Burma began its gem shows in 1964. The mid-year one was first held in 1992 and the special one was introduced three years ago.

Burma, a well-known world producer, is the source of nine gems – ruby, diamond, cat’s eye, emerald, topaz, pearl, sapphire, coral and a variety of garnet tinged with yellow.

To develop the gem mining industry, Burma enacted the New Gemstone Law in 1995, allowing national entrepreneurs to mine, produce, transport and sell finished gemstone and manufactured jewellery at home and abroad.

Since 2000, the Burmese government has become involved in the mining of gems and jade in joint ventures with 10 private companies under a profit-sharing basis.

The military regime will grant 319 new more unexplored jade mining blocks in Kachin state’s Moenyin and Sagaing division’s Khamhti to local entrepreneurs to encourage jade production, according to reports earlier this year.

There are six mining areas in Burma under gem and jade exploration: Mogok, Mongshu, Lonkin/Phakant, Khamhti, Moenyin and Namyar.

Jade sales represent one of Burma’s major foreign exchange sources, the fourth largest export earning sector in the fiscal year 2005-06 with $205.47 million, according to state statistics.

Of the top 10 exporters for 2006-07, dominated by the state sector, the Myanmar Gems Enterprise was third with sales of $296.9 million.

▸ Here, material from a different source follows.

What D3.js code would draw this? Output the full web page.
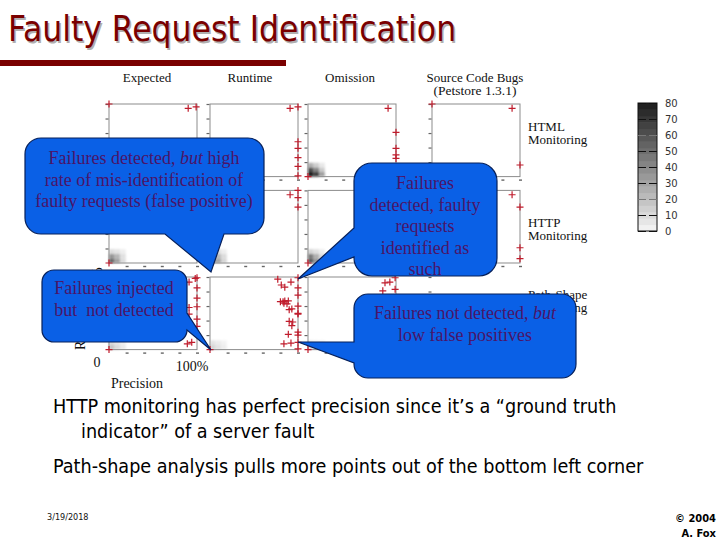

Only Myanmar Oil and Gas Enterprise and the Myanmar Timber Enterprise sold more.

The government’s Central Statisitcal Organisation reported that in fiscal year 2005-06, Burma produced 20,390 tons of jade and 28.458 million carats of gems, including ruby, sapphire, spinel and peridot, as well as 177,692 mommis of pearl. The production in the first half of 2006-07 (April-March) went to 10,388 tons from jade, 10.042 million carats for various gems and 56,607 mommis for pearl.

Burma also is working to establish the first ever gem merchants’ association as part of its bid to enhance the development of the country’s gem mining industry.

The Burmese mining sector, which also includes other minerals such as gold and copper, contributes 0.4 per cent to the national economy.